Failover of database

When it comes to high-availability of databases, numerous strategies can be applied.

Do we need a complete active-active solution doing load-balancing ? Or do we have enough with a standby database ?
The technical implications behind these choices are totally different, also the reaction to outages will be different of course.

Here are the three main scenarios of high-availability and failover for a database that we see : active-active (or multi-master), active-passive (or master-slave) and stand-by database. Please note that in these three scenario, we can have more than two nodes.

Active-Active or multi-master replication / synchronisation

Active-active will be of application when the data from one node is immediately replicated to the other node but without leaving the "copy" in a read-only state. This means that we implement a two-way replication, where data modified on one side will be also changed on the other one. You understand that with this model, if the same data is modified differently on both nodes at the same time, we will end with a replication conflict. How to solve it, must be left to the system to decide and to inform the application that the data she wrote is in fact not written. In case of failure of one node, the applications needs to switch to the other one, using a different target.
 
So, in this case, when a failure occurs, the switch is done automatically at the application level, or at least by DB connection layer. For instance, one can write an application that use a driver (ODBC, JDBC, ...) that accepts more than one database connection parameter to allow the driver itself to connect to the first DB which is able to answer. Or it can be left the application server and its DB connection pool to select a database which is up. To summarize, all nodes of such a DB cluster are accessible independantly of the other ones but the data will be replicated between each of them.
 
This kind of replication can be synchrone or asynchrone, depending if the replication happens while the data is written or some time after.

A solution for this is Bucardo for PostgreSQL
 

Active-passive or master-slave replication / synchronisation

Active-passive will be a situation where the data from one node is directly replicated to the other side, but the other side stay in read-only mode. So data can only change on the active node and there is no replication conflicts. But when time comes to activate the passive node, some delay time may be required before the read-only data are made available read-write.

In this case of configuration, we will combine the software doing the replication with a clustering software (UCARP, Heartbeat, ...) managing a virtual IP for the active node and a set of activation scripts to promote a passive node into an active node when a failure occurs.

This kind of replication can be synchrone or asynchrone, depending if the replication happens while the data is written or some time after.
 
A possible solution for this is Slony for PostgreSQL combined with UCARP.
 

Stand-by database or log-shipping replication

Stand-by database is an approach of the high-availability where an external database receives the archive logs of the active database. By replaying these logs, the stand-by database will have the same data as in the active database. In this case, both databases (the active and the stand-by) must be absolutely identical, in term of schema and of data.

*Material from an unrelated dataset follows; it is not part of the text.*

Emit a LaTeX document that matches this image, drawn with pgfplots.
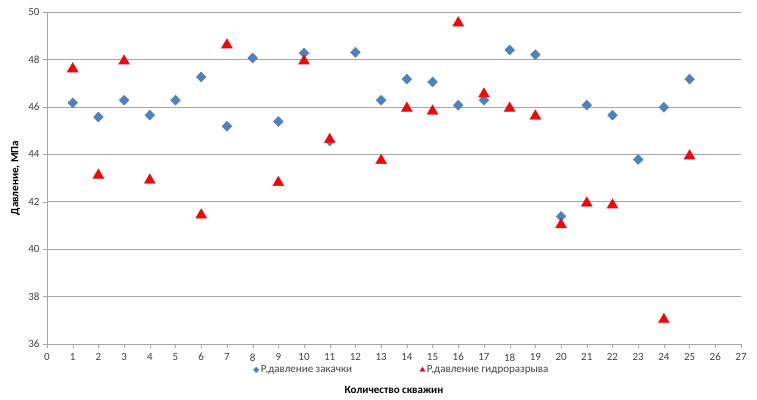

What is not the case in  the previous two scenarios where the initial replication will copy the data that are not present in the target. 
We call warm stand-by a stand-by database that is continuously performing log recovery and cannot be used even by read-only queries.
We call hot stand-by a stand-by database that can be used to perform read-only queries. 

This kind of replication will be asynchrone because logs are updated only after a transaction is comitted. Also, if the logs needs to go from one server to another one, the file transfer will take some time (even if it is a few milliseconds only).

Some database products, like PostgreSQL, offer a feature called streaming replication, in this mode of log replication, the stand-by servers open itself a connection to the master that will then start flowing log record on this network connection. So there is no need to set up a file exchange, external to the database. By default, in Postgres, this is asynchrone but can be configured to be synchrone. Take special care to the latency in the network connection between the master and the stand-by because a transaction can only be comitted when the master is aware that the log for this transaction has been successfully received and handled by the stand-by. Therefore this will introduce some delay in the application response time.

Depending on how often the logs are flowed from one node to the other one, there will be a more or less big delta between the data on the active database and the stand-by one.

PostgreSQL supports Warm Standby in version 8.x and 9.x. Hot Standby is supported since version 9.0 only. Streaming replication is available in PostgreSQL since version 9.0.